Short problem:
Return all of the data exactly as written, without the pictures.

** START Recorded information **

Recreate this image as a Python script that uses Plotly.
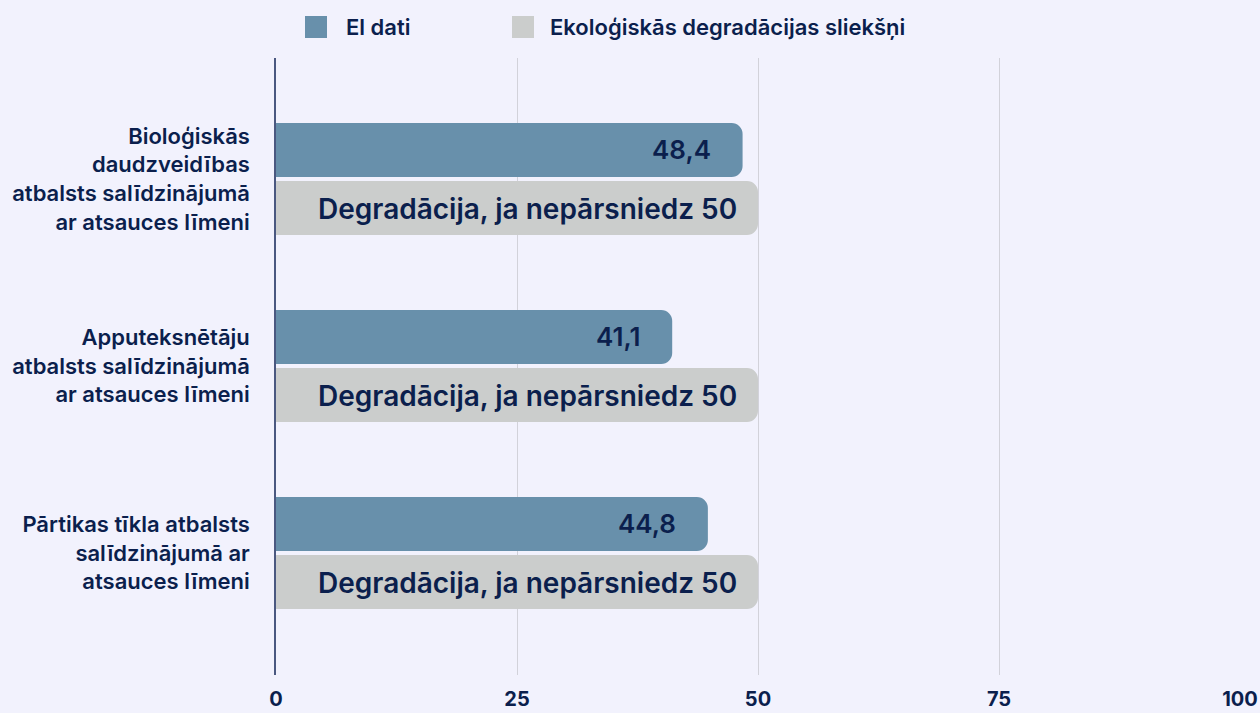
import plotly.graph_objects as go

categories = [
    "Bioloģiskās<br>daudzveidības<br>atbalsts salīdzinājumā<br>ar atsauces līmeni",
    "Apputeksnētāju<br>atbalsts salīdzinājumā<br>ar atsauces līmeni",
    "Pārtikas tīkla atbalsts<br>salīdzinājumā ar<br>atsauces līmeni",
]
eu_values = [48.4, 41.1, 44.8]
eu_labels = ["48,4", "41,1", "44,8"]
threshold_values = [50, 50, 50]
threshold_labels = ["Degradācija, ja nepārsniedz 50"] * 3
series_names = ["El dati", "Ekoloģiskās degradācijas sliekšņi"]
x_ticks = [0, 25, 50, 75, 100]

BG = "#f2f2fd"
BLUE = "#6890ab"
GRAY = "#cbcdcc"
NAVY = "#0b1f4d"
FONT = "Inter"

W, H = 1260, 713
ML, MR, MT, MB = 276, 20, 58, 38
PW, PH = W - ML - MR, H - MT - MB

fig = go.Figure()
fig.add_trace(go.Bar(
    y=categories, x=eu_values, orientation="h", name=series_names[0],
    marker=dict(color=BLUE, line=dict(width=0), cornerradius=11),
    showlegend=False, hoverinfo="x+y",
))
fig.add_trace(go.Bar(
    y=categories, x=threshold_values, orientation="h", name=series_names[1],
    marker=dict(color=GRAY, line=dict(width=0), cornerradius=11),
    showlegend=False, hoverinfo="x+y",
))

annotations = []
for cat, v, lab in zip(categories, eu_values, eu_labels):
    annotations.append(dict(x=v, y=cat, xref="x", yref="y", text=lab, showarrow=False,
                            xanchor="right", yanchor="middle", xshift=-30, yshift=30,
                            font=dict(family=FONT, size=26, color=NAVY, weight=600)))
for cat, v, lab in zip(categories, threshold_values, threshold_labels):
    annotations.append(dict(x=v, y=cat, xref="x", yref="y", text=lab, showarrow=False,
                            xanchor="right", yanchor="middle", xshift=-19, yshift=-30,
                            font=dict(family=FONT, size=28, color=NAVY, weight=600)))

def px_x(p):
    return (p - ML) / PW

def px_y(p):
    return 1 - (p - MT) / PH

shapes = []
legend_items = [(305, 344, BLUE, series_names[0]), (512, 548, GRAY, series_names[1])]
for sx, tx, col, name in legend_items:
    shapes.append(dict(type="rect", xref="paper", yref="paper",
                       x0=px_x(sx), x1=px_x(sx + 22), y0=px_y(38), y1=px_y(16),
                       fillcolor=col, line=dict(width=0)))
    annotations.append(dict(x=px_x(tx), y=px_y(27), xref="paper", yref="paper", text=name,
                            showarrow=False, xanchor="left", yanchor="middle",
                            font=dict(family=FONT, size=22, color=NAVY, weight=600)))

fig.update_layout(
    width=W, height=H,
    margin=dict(l=ML, r=MR, t=MT, b=MB, autoexpand=False),
    paper_bgcolor=BG, plot_bgcolor=BG,
    barmode="group", bargap=0.38, bargroupgap=0.07,
    showlegend=False,
    font=dict(family=FONT, color=NAVY),
    xaxis=dict(range=[0, 100], tickvals=x_ticks, ticktext=[str(t) for t in x_ticks],
               showgrid=True, gridcolor="#d2d2da", gridwidth=1, zeroline=False,
               showline=False, ticks="", ticklabelstandoff=10, automargin=False,
               tickfont=dict(family=FONT, size=20, color=NAVY, weight=700)),
    yaxis=dict(type="category", categoryarray=categories, range=[2.652, -0.647],
               showgrid=False, zeroline=False, showline=True, linecolor="#4a5880", linewidth=1.5,
               ticks="", ticklabelstandoff=20, automargin=False,
               tickfont=dict(family=FONT, size=22, color=NAVY, weight=600)),
    annotations=annotations, shapes=shapes,
)

fig.write_html("out.html", config={"displayModeBar": False},
               post_script="document.body.style.margin='0';document.body.style.overflow='hidden';")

** END Recorded information **

Correct result:
Recreate this image as a Python script that uses Plotly.
import plotly.graph_objects as go

categories = [
    "Bioloģiskās<br>daudzveidības<br>atbalsts salīdzinājumā<br>ar atsauces līmeni",
    "Apputeksnētāju<br>atbalsts salīdzinājumā<br>ar atsauces līmeni",
    "Pārtikas tīkla atbalsts<br>salīdzinājumā ar<br>atsauces līmeni",
]
eu_values = [48.4, 41.1, 44.8]
eu_labels = ["48,4", "41,1", "44,8"]
threshold_values = [50, 50, 50]
threshold_labels = ["Degradācija, ja nepārsniedz 50"] * 3
series_names = ["El dati", "Ekoloģiskās degradācijas sliekšņi"]
x_ticks = [0, 25, 50, 75, 100]

BG = "#f2f2fd"
BLUE = "#6890ab"
GRAY = "#cbcdcc"
NAVY = "#0b1f4d"
FONT = "Inter"

W, H = 1260, 713
ML, MR, MT, MB = 276, 20, 58, 38
PW, PH = W - ML - MR, H - MT - MB

fig = go.Figure()
fig.add_trace(go.Bar(
    y=categories, x=eu_values, orientation="h", name=series_names[0],
    marker=dict(color=BLUE, line=dict(width=0), cornerradius=11),
    showlegend=False, hoverinfo="x+y",
))
fig.add_trace(go.Bar(
    y=categories, x=threshold_values, orientation="h", name=series_names[1],
    marker=dict(color=GRAY, line=dict(width=0), cornerradius=11),
    showlegend=False, hoverinfo="x+y",
))

annotations = []
for cat, v, lab in zip(categories, eu_values, eu_labels):
    annotations.append(dict(x=v, y=cat, xref="x", yref="y", text=lab, showarrow=False,
                            xanchor="right", yanchor="middle", xshift=-30, yshift=30,
                            font=dict(family=FONT, size=26, color=NAVY, weight=600)))
for cat, v, lab in zip(categories, threshold_values, threshold_labels):
    annotations.append(dict(x=v, y=cat, xref="x", yref="y", text=lab, showarrow=False,
                            xanchor="right", yanchor="middle", xshift=-19, yshift=-30,
                            font=dict(family=FONT, size=28, color=NAVY, weight=600)))

def px_x(p):
    return (p - ML) / PW

def px_y(p):
    return 1 - (p - MT) / PH

shapes = []
legend_items = [(305, 344, BLUE, series_names[0]), (512, 548, GRAY, series_names[1])]
for sx, tx, col, name in legend_items:
    shapes.append(dict(type="rect", xref="paper", yref="paper",
                       x0=px_x(sx), x1=px_x(sx + 22), y0=px_y(38), y1=px_y(16),
                       fillcolor=col, line=dict(width=0)))
    annotations.append(dict(x=px_x(tx), y=px_y(27), xref="paper", yref="paper", text=name,
                            showarrow=False, xanchor="left", yanchor="middle",
                            font=dict(family=FONT, size=22, color=NAVY, weight=600)))

fig.update_layout(
    width=W, height=H,
    margin=dict(l=ML, r=MR, t=MT, b=MB, autoexpand=False),
    paper_bgcolor=BG, plot_bgcolor=BG,
    barmode="group", bargap=0.38, bargroupgap=0.07,
    showlegend=False,
    font=dict(family=FONT, color=NAVY),
    xaxis=dict(range=[0, 100], tickvals=x_ticks, ticktext=[str(t) for t in x_ticks],
               showgrid=True, gridcolor="#d2d2da", gridwidth=1, zeroline=False,
               showline=False, ticks="", ticklabelstandoff=10, automargin=False,
               tickfont=dict(family=FONT, size=20, color=NAVY, weight=700)),
    yaxis=dict(type="category", categoryarray=categories, range=[2.652, -0.647],
               showgrid=False, zeroline=False, showline=True, linecolor="#4a5880", linewidth=1.5,
               ticks="", ticklabelstandoff=20, automargin=False,
               tickfont=dict(family=FONT, size=22, color=NAVY, weight=600)),
    annotations=annotations, shapes=shapes,
)

fig.write_html("out.html", config={"displayModeBar": False},
               post_script="document.body.style.margin='0';document.body.style.overflow='hidden';")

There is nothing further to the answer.